Silver Spring, MD: A couple of weeks ago Lawrence Durrell's Alexandria Quartet was discussed. I certainly admired his descriptive talents when I read it eons ago. Then I discovered his younger brother Gerald's writings about his boyhood and collecting animals. He added a sense of humor to the mix. Have you ever read any of his books?

Michael Dirda: I've read a little of Gerald and do like his style. Both Durrell's deserve some rediscovery by current readers.


Washington,DC: In light of Oprah and her book club, which celebrity would you imagine has the same taste in books as you?
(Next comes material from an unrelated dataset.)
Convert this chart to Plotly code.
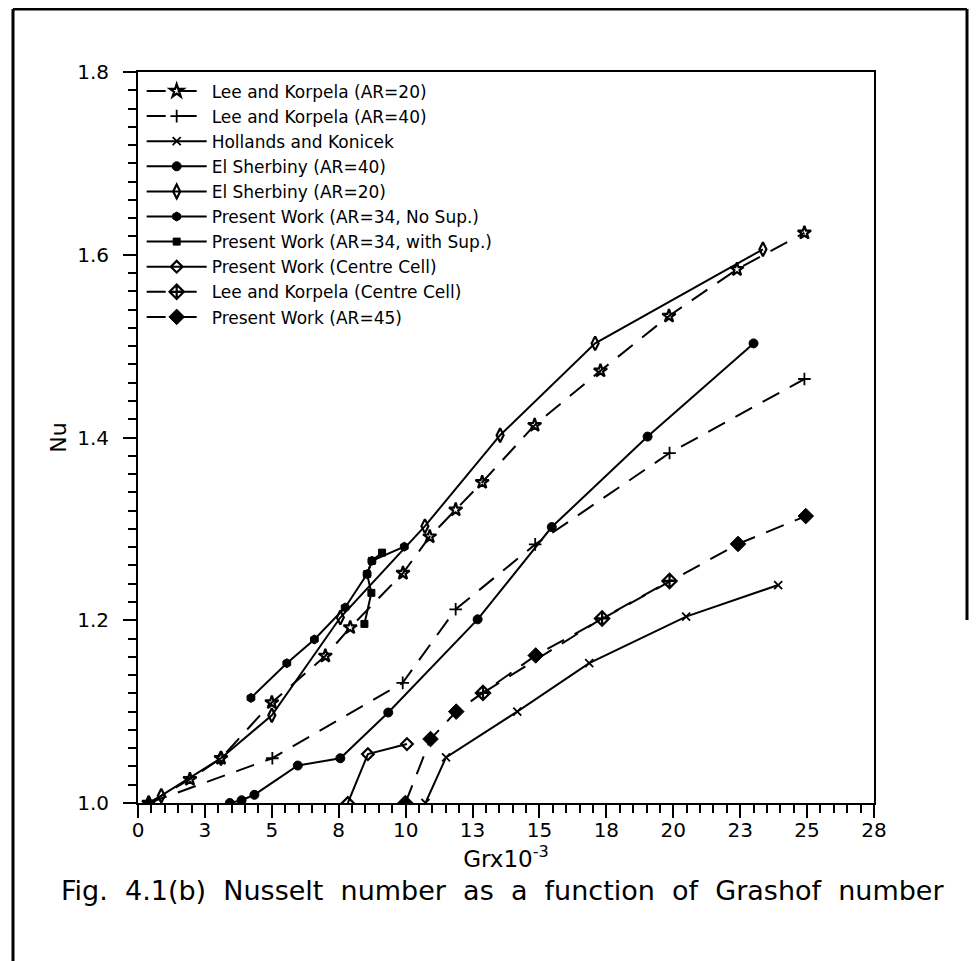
import plotly.graph_objects as go

# ---------------- data ----------------
lk20_x = [0.4, 1.94, 3.1, 5.0, 7.0, 7.93, 9.9, 10.9, 11.87, 12.86, 14.82, 17.28, 19.84, 22.38, 24.9]
lk20_y = [1.0, 1.026, 1.049, 1.11, 1.161, 1.192, 1.2516, 1.2915, 1.321, 1.351, 1.4135, 1.473, 1.533, 1.584, 1.624]

lk40_x = [0.4, 5.02, 9.89, 11.87, 14.84, 19.86, 24.9]
lk40_y = [1.0, 1.049, 1.1315, 1.212, 1.283, 1.383, 1.464]

hk_x = [10.74, 11.51, 14.17, 16.86, 20.48, 23.92]
hk_y = [1.0, 1.050, 1.100, 1.153, 1.204, 1.2385]

es40_x = [3.43, 3.87, 4.35, 5.97, 7.56, 9.35, 12.69, 15.46, 19.04, 23.0]
es40_y = [1.0, 1.003, 1.009, 1.041, 1.049, 1.099, 1.201, 1.302, 1.401, 1.503]

es20_x = [0.4, 0.87, 3.1, 5.0, 7.56, 10.72, 13.53, 17.08, 23.35]
es20_y = [1.0, 1.008, 1.049, 1.096, 1.203, 1.303, 1.4025, 1.503, 1.606]

pwns_x = [4.22, 5.56, 6.59, 7.74, 8.56, 8.74, 9.95]
pwns_y = [1.115, 1.153, 1.179, 1.214, 1.2505, 1.265, 1.2805]

pws_x = [8.46, 8.72, 8.56, 8.74, 9.12]
pws_y = [1.196, 1.230, 1.2505, 1.265, 1.274]

pwcc_x = [7.84, 8.59, 10.05]
pwcc_y = [1.0, 1.0535, 1.0645]

lkcc_x = [12.89, 17.34, 19.86]
lkcc_y = [1.1205, 1.202, 1.243]

pw45_x = [9.99, 10.93, 11.89, 14.86, 22.42, 24.95]
pw45_y = [1.0, 1.07, 1.10, 1.1615, 1.2835, 1.314]

names = [
    "Lee and Korpela (AR=20)",
    "Lee and Korpela (AR=40)",
    "Hollands and Konicek",
    "El Sherbiny (AR=40)",
    "El Sherbiny (AR=20)",
    "Present Work (AR=34, No Sup.)",
    "Present Work (AR=34, with Sup.)",
    "Present Work (Centre Cell)",
    "Lee and Korpela (Centre Cell)",
    "Present Work (AR=45)",
]

x_tickvals = [0, 2.5, 5, 7.5, 10, 12.5, 15, 17.5, 20, 22.5, 25, 27.5]
x_ticktext = ["0", "3", "5", "8", "10", "13", "15", "18", "20", "23", "25", "28"]
y_tickvals = [1.0, 1.2, 1.4, 1.6, 1.8]

FONT = "DejaVu Sans"

series = [
    (lk20_x, lk20_y, "dash", "star-open", 10, 2.2),
    (lk40_x, lk40_y, "dash", "cross-thin", 9, 1.8),
    (hk_x, hk_y, "solid", "x-thin", 8, 1.8),
    (es40_x, es40_y, "solid", "circle", 9, 1.0),
    (es20_x, es20_y, "solid", "diamond-tall-open", 10, 2.2),
    (pwns_x, pwns_y, "solid", "hexagon", 9, 1.0),
    (pws_x, pws_y, "solid", "square", 7, 1.0),
    (pwcc_x, pwcc_y, "solid", "diamond-open", 9, 2.2),
    (lkcc_x, lkcc_y, "dash", "diamond-cross-open", 11, 2.2),
    (pw45_x, pw45_y, "dash", "diamond", 12, 1.0),
]

fig = go.Figure()
for (xs, ys, dash, sym, size, lw), name in zip(series, names):
    fig.add_trace(go.Scatter(
        x=xs, y=ys, name=name, mode="lines+markers",
        line=dict(color="black", width=2,
                  dash="19px,12px" if dash == "dash" else "solid"),
        marker=dict(symbol=sym, size=size, color="black",
                    line=dict(color="black", width=lw)),
    ))

axis_common = dict(
    showline=True, linecolor="black", linewidth=2, mirror=True,
    ticks="outside", ticklen=13, tickwidth=2, tickcolor="black",
    showgrid=False, zeroline=False,
    tickfont=dict(family=FONT, size=20, color="black"),
)

fig.update_xaxes(
    range=[0, 27.5], tickvals=x_tickvals, ticktext=x_ticktext,
    minor=dict(dtick=0.5, ticks="outside", ticklen=8, tickwidth=2, tickcolor="black"),
    ticklabelstandoff=-5,
    title=dict(text="Grx10<sup>-3</sup>", font=dict(family=FONT, size=23, color="black"),
               standoff=0),
    **axis_common,
)
fig.update_yaxes(
    range=[1.0, 1.8], tickvals=y_tickvals, tickformat=".1f",
    minor=dict(dtick=0.02, ticks="outside", ticklen=8, tickwidth=2, tickcolor="black"),
    ticklabelstandoff=10,
    title=dict(text="Nu", font=dict(family=FONT, size=22, color="black"), standoff=4),
    **axis_common,
)

# the page adds an 8 px body margin; positions below are page pixels
OFF = 8
L, R, T, B = 138, 874, 72, 803
W, H = 977 - OFF, 961 - OFF
pw, ph = R - L, B - T

def px(xp):
    return (xp - L) / pw

def py(yp):
    return (B - yp) / ph

# outer frame lines (partial as in the scanned page)
frame = [
    (px(13), py(9), px(13), py(H + 20)),
    (px(13), py(9), px(967), py(9)),
    (px(967), py(9), px(967), py(620)),
]
for x0, y0, x1, y1 in frame:
    fig.add_shape(type="line", xref="paper", yref="paper",
                  x0=x0, y0=y0, x1=x1, y1=y1,
                  line=dict(color="black", width=3))

fig.add_annotation(
    text="Fig.  4.1(b)  Nusselt  number  as  a  function  of  Grashof  number",
    xref="paper", yref="paper", x=px(502), y=py(890),
    xanchor="center", yanchor="middle", showarrow=False,
    font=dict(family=FONT, size=27, color="black"),
)

fig.update_layout(
    width=W, height=H,
    margin=dict(l=L - OFF, r=(977 - R), t=T - OFF, b=(961 - B)),
    paper_bgcolor="white", plot_bgcolor="white",
    showlegend=True,
    legend=dict(
        x=0.005, y=0.998, xanchor="left", yanchor="top",
        bgcolor="rgba(0,0,0,0)", borderwidth=0,
        font=dict(family=FONT, size=17, color="black"),
        tracegroupgap=0, itemwidth=60,
    ),
    font=dict(family=FONT, color="black"),
)

fig.write_html("out.html")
Michael Dirda: Hmmm. Who's a celebrity? Harold Bloom and I share an admiration for John Crowley, as well as numerous other writers, but I'm not sure being a famous professor makes you a celebrity. I don't watch much tv, so I don't really know about that world. I would like to think I have something of the same sense of humor as the Monty Python group.


Rockville, MD: Shoot, I was betting that you would answer Strangers on A Train for best Hitchcock film. By the way, 39 Steps was Truffaut.

Michael Dirda: No, The 39 Steps was Hitchcock, starred Robert Donat. I also like Strangers on a Train, but then I like Patricia Highsmith's Ripley novels too.


Washington, D.C. : Michael,

I really liked Alan Lightman's Einstein Dreams, published a few years ago. Has he done anything else recently that's worth noting?

Michael Dirda: I think there was a subsequent book, but I can't remember its title. Check with your bookstore or librarian. He's also written some nonfiction.


Burke, VA: I enjoyed the first two volumes of a planned four volume biography of President Lyndon Baines Johnson written by Robert Caro. Vol. 1 came out in 1982, and vol. 2 about 1991. Any word or information as to when Vol. 3 will come out?

Sam Conner
Burke, VA

Michael Dirda: Caro is famously slow, and I'd also head vague rumors--perhaps no more than that--that he might be giving up on the project. But don't take this as gospel truth.


Vienna, VA: The fan of E. Nesbit might try Penelope Farmer's books about magic and time travel. The styles are very different but the "feel" of the books is the same.

Michael Dirda: There's also Allison Utley's A Traveller in Time.


washington, dc: No question today, Michael. Just wanted to say that your column last Sunday was wonderful. I'm sure it brought back memories in every reader who was once inspired by a teacher to discover great literature. I hope my son finds a Delmar Wright in his educational life, as I did.

Michael Dirda: That column--about my 8th grade English teacher--elicited a lot of comment, so I must have struck a chord. Best of all, I received an e-mail from Mr. Wright himself. I've asked him to bring me up to date on his past 35 or so years. I haven't heard back yet, since he only wrote this morning.


Washington DC: I'm a tremendous fan of innovative, risk-taking novelists--not to limit my choices, but two of my favorites are Delillo and Rick Moody. But I am particularly interested in first novels, as I have a first novel of my own making the rounds in New York. Are there any recent first novels that you would particularly recommend?

Michael Dirda: None comes immediatly to mind, but I would suggest looking at some innovative writers from other countries: Do you know Julian Rios's Larva; Georges Perec's A Void and Life a Users Manual; Italo Calvino's The Castle of Crossed Destinies and If on a winter's night a traveler; and many othres. These are famous people, but not as well known as they deserve to be. You might also look out for the undervalued Harry Mathews.


Michael Dirda: Well, that's all folks for this week. I'll be back at my regular time next Wednesday at 2 pm. Until then, keep reading!